Frozen without Fear
I rememebered a dream last night. That doesn't happen very often with me, so it can sometimes be an important event. In this case it wasn't the dream itself, but rather it's ending.
(Skip to ending.)
I'm a passenger in a car, back seat. We are driving on a winding mountain road in a sudden snow storm. Naturally, the driver loses control and we go over the side and plunge down toward the trees far below.
"Now would be a good time to put my seatbelt back on," I think in the dream. But I can't move because the acceleration has me pinned in my seat.
Ooops. My physics training kicks in. "I should be in free fall."
So I look down at myself to see why I'm pinned. I actually seem to be on my side...
On my side in bed...
On my side in bed and my eyes are closed...
At this point, the dream imagery, which is still mountainside and trees rushing at me, sort of moves back a bit and fades to black. But I still have that scared, anticipatory feeling of the impending impact with the trees, even though I'm pretty sure now what is really going on.
I feel confident that if I let myself go back to sleep, I'll finish that plunge into the trees, still un-belted. But I also still can't move.
I understand that I'm probably just going through sleep paralysis, so I don't struggle to move. I lay there a moment and think about the situation. Then I roll over onto my back without even thinking about trying to.
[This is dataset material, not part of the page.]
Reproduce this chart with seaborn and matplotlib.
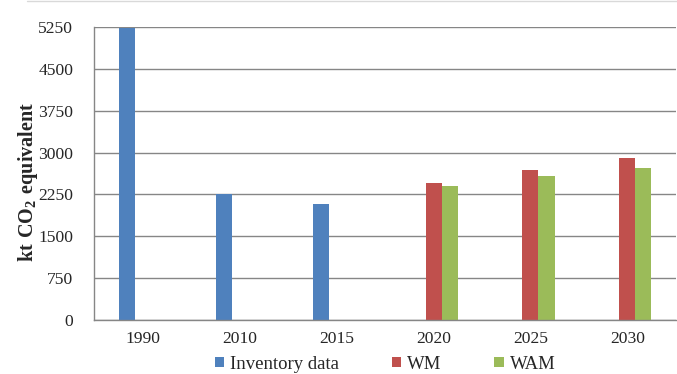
import pandas as pd
import seaborn as sns
import matplotlib.pyplot as plt
from matplotlib.patches import Patch
from matplotlib.lines import Line2D
from matplotlib.ticker import FixedLocator

years = ["1990", "2010", "2015", "2020", "2025", "2030"]
series = ["Inventory data", "WM", "WAM"]
inventory = [5230, 2260, 2080, None, None, None]
wm = [None, None, None, 2460, 2680, 2905]
wam = [None, None, None, 2400, 2575, 2730]
colors = ["#4F81BD", "#C0504D", "#9BBB59"]
yticks = [0, 750, 1500, 2250, 3000, 3750, 4500, 5250]

rows = []
for name, vals in zip(series, [inventory, wm, wam]):
    for y, v in zip(years, vals):
        if v is not None:
            rows.append({"year": y, "series": name, "value": v})
df = pd.DataFrame(rows)

sns.set_style("white")
plt.rcParams["font.family"] = ["Liberation Serif", "DejaVu Serif"]
plt.rcParams["mathtext.fontset"] = "custom"
plt.rcParams["mathtext.bf"] = "Liberation Serif:bold"
plt.rcParams["mathtext.rm"] = "Liberation Serif"

fig = plt.figure(figsize=(6.77, 3.74), dpi=100)
ax = fig.add_axes([0.1389, 0.1444, 0.8596, 0.7834])

sns.barplot(data=df, x="year", y="value", hue="series", order=years,
            hue_order=series, palette=colors, width=0.495, dodge=True,
            saturation=1, linewidth=0, ax=ax, legend=False)

ax.set_ylim(0, 5250)
ax.set_xlim(-0.5, 5.5)
ax.set_yticks(yticks)
ax.set_yticklabels([str(t) for t in yticks], fontsize=12.6)
ax.set_xticks(range(len(years)))
ax.set_xticklabels(years, fontsize=12.6)
ax.tick_params(axis="x", which="major", length=0, pad=8)
ax.xaxis.set_minor_locator(FixedLocator([i - 0.5 for i in range(len(years) + 1)]))
ax.tick_params(axis="x", which="minor", length=5, width=1, color="#868686", direction="out")
ax.tick_params(axis="y", length=5, width=1, color="#868686", direction="out", pad=10)
ax.yaxis.grid(True, color="#868686", linewidth=1)
ax.set_axisbelow(True)
for s in ["top", "right"]:
    ax.spines[s].set_visible(False)
for s in ["left", "bottom"]:
    ax.spines[s].set_color("#868686")
    ax.spines[s].set_linewidth(1)
ax.set_xlabel("")
ax.set_ylabel(r"$\mathbf{kt\ CO_2\ equivalent}$", fontsize=14.5)
ax.yaxis.set_label_coords(-0.092, 0.47)

handles = [Patch(facecolor=c, edgecolor="none") for c in colors]
fig.legend(handles, series, loc="center", bbox_to_anchor=(0.569, 0.026),
           ncol=3, frameon=False, fontsize=13.5, handlelength=0.5, handleheight=0.5,
           handletextpad=0.32, columnspacing=2.8, borderpad=0)

fig.add_artist(Line2D([0.04, 1], [0.997, 0.997], color="#d9d9d9", linewidth=1))

fig.savefig("out.png", dpi=100)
The anticipatory feeling fades away now, but it's 5 in the morning, I have a full bladder and a raging pain in my neck from having watched TV in bed last night. A trip to the bathroom relieves the first, provides Advil for the second and unfortunately, completes the waking up process. It took me more than an hour to get back to sleep.
But at least I didn't finish crashing into the trees. Or if I did— I slept right through it.